Magnetocaloric Study of Spin Relaxation in `Frozen' Dipolar Spin Ice Dy2Ti2O7

TL;DR

This study investigates the magnetocaloric effect in Dy2Ti2O7 spin ice, revealing slow spin relaxation, metastable states at very low temperatures, and the impact of magnetic dilution on relaxation dynamics, providing insights into spin ice physics.

Contribution

It introduces the magnetocaloric effect as a tool to study slow spin relaxation and metastable states in dipolar spin ice Dy2Ti2O7 at millikelvin temperatures.

Findings

Irreversible temperature rise after demagnetization at T < 0.4 K

Relaxation time increases rapidly down to 0.3 K

Magnetic dilution prolongs dynamical response at millikelvin temperatures

Abstract

The magnetocaloric effect of polycrystalline samples of pure and Y-doped dipolar spin ice Dy2Ti2O7 was investigated at temperatures from nominally 0.3 K to 6 K and in magnetic fields of up to 2 T. As well as being of intrinsic interest, it is proposed that the magnetocaloric effect may be used as an appropriate tool for the qualitative study of slow relaxation processes in the spin ice regime.

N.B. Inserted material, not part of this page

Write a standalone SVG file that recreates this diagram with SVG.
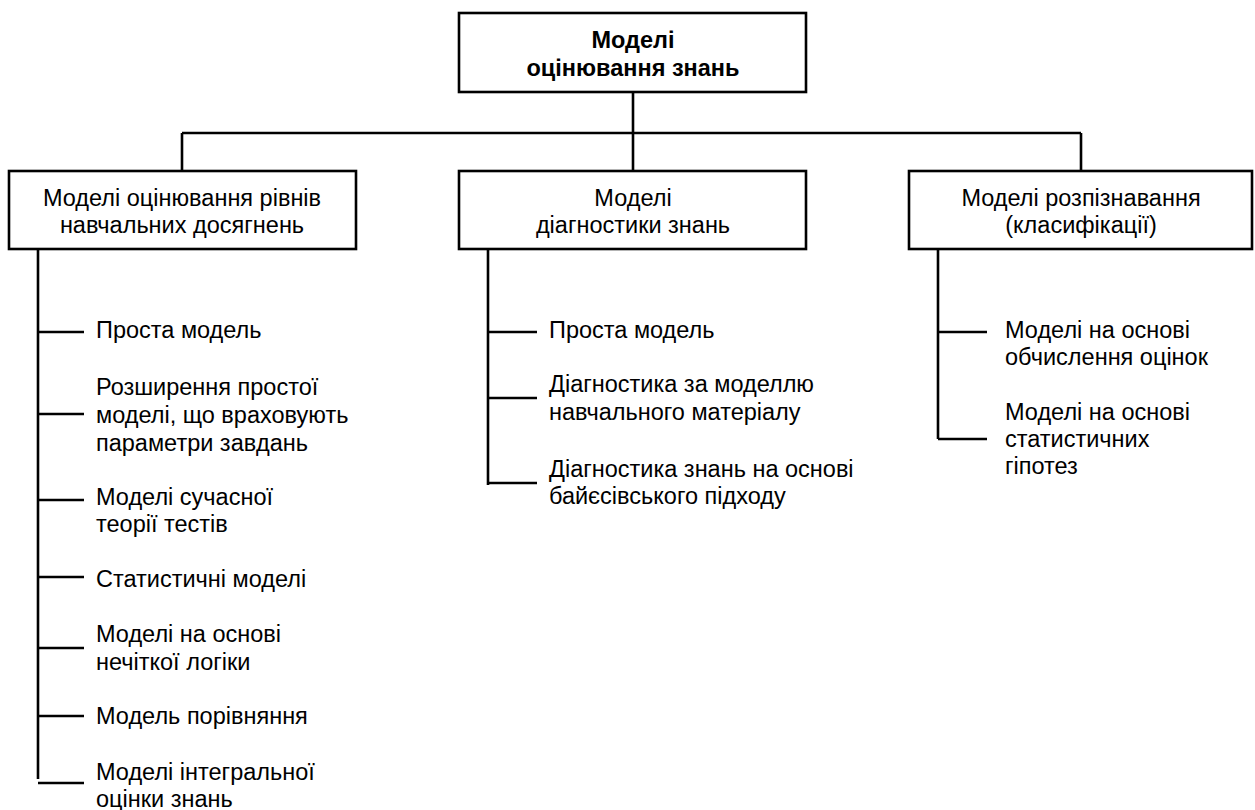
<svg xmlns="http://www.w3.org/2000/svg" width="1255" height="810" viewBox="0 0 1255 810">
<style>
.box{fill:#fff;stroke:#000;stroke-width:2.6}
.ln{stroke:#000;stroke-width:2.6;fill:none}
.t{font-family:"Liberation Sans",Arial,sans-serif;font-size:23.5px;fill:#000}
.c{text-anchor:middle}
.b{font-weight:bold}
</style>
<rect width="1255" height="810" fill="#fff"/>
<g id="connectors">
<line class="ln" x1="633" y1="92" x2="633" y2="171"/>
<line class="ln" x1="182" y1="133" x2="1081" y2="133"/>
<line class="ln" x1="182" y1="133" x2="182" y2="171"/>
<line class="ln" x1="1081" y1="133" x2="1081" y2="171"/>
<path class="ln" d="M38 249V779M38 332H84M38 414H84M38 500H84M38 577H84M38 648H84M38 716H84M38 783H84"/>
<path class="ln" d="M488 249V485M488 332H537M488 398H537M488 483H537"/>
<path class="ln" d="M938 249V439M938 332H987M938 439H987"/>
</g>
<g id="root">
<rect class="box" x="459" y="13" width="347" height="79"/>
<text class="t c b" x="633" y="48">Моделі</text>
<text class="t c b" x="633" y="76">оцінювання знань</text>
</g>
<g id="n1">
<rect class="box" x="9" y="171" width="347" height="78"/>
<text class="t c" x="182" y="206">Моделі оцінювання рівнів</text>
<text class="t c" x="182" y="233">навчальних досягнень</text>
</g>
<g id="n2">
<rect class="box" x="459" y="171" width="347" height="78"/>
<text class="t c" x="633" y="206">Моделі</text>
<text class="t c" x="633" y="233">діагностики знань</text>
</g>
<g id="n3">
<rect class="box" x="909" y="171" width="343" height="78"/>
<text class="t c" x="1081" y="206">Моделі розпізнавання</text>
<text class="t c" x="1081" y="233">(класифікації)</text>
</g>
<g id="l1"><text class="t" x="96" y="338">Проста модель</text></g>
<g id="l2"><text class="t" x="96" y="395">Розширення простої</text><text class="t" x="96" y="423">моделі, що враховують</text><text class="t" x="96" y="451">параметри завдань</text></g>
<g id="l3"><text class="t" x="96" y="505">Моделі сучасної</text><text class="t" x="96" y="532">теорії тестів</text></g>
<g id="l4"><text class="t" x="96" y="587">Статистичні моделі</text></g>
<g id="l5"><text class="t" x="96" y="642">Моделі на основі</text><text class="t" x="96" y="670">нечіткої логіки</text></g>
<g id="l6"><text class="t" x="96" y="724">Модель порівняння</text></g>
<g id="l7"><text class="t" x="96" y="780">Моделі інтегральної</text><text class="t" x="96" y="807">оцінки знань</text></g>
<g id="m1"><text class="t" x="549" y="338">Проста модель</text></g>
<g id="m2"><text class="t" x="549" y="392">Діагностика за моделлю</text><text class="t" x="549" y="420">навчального матеріалу</text></g>
<g id="m3"><text class="t" x="549" y="477">Діагностика знань на основі</text><text class="t" x="549" y="504">байєсівського підходу</text></g>
<g id="r1"><text class="t" x="1005" y="338">Моделі на основі</text><text class="t" x="1005" y="365">обчислення оцінок</text></g>
<g id="r2"><text class="t" x="1005" y="420">Моделі на основі</text><text class="t" x="1005" y="447">статистичних</text><text class="t" x="1005" y="474">гіпотез</text></g>
</svg>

In the high temperature regime the temperature change on adiabatic demagnetization was found to be consistent with previously published entropy versus temperature curves. At low temperatures (T < 0.4 K) cooling by adiabatic demagnetization was followed by an irreversible rise in temperature that persisted after the removal of the applied field. The relaxation time derived from this temperature rise was found to increase rapidly down to 0.3 K. The data near to 0.3 K indicated a transition into a metastable state with much slower relaxation, supporting recent neutron scattering results. In addition, magnetic dilution of 50 % concentration was found to significantly prolong the dynamical response in the milikelvin temperature range, in contrast with results reported for higher temperatures at which the spin correlations are suppressed. These observations are discussed in terms of defects and loop correlations in the spin ice state.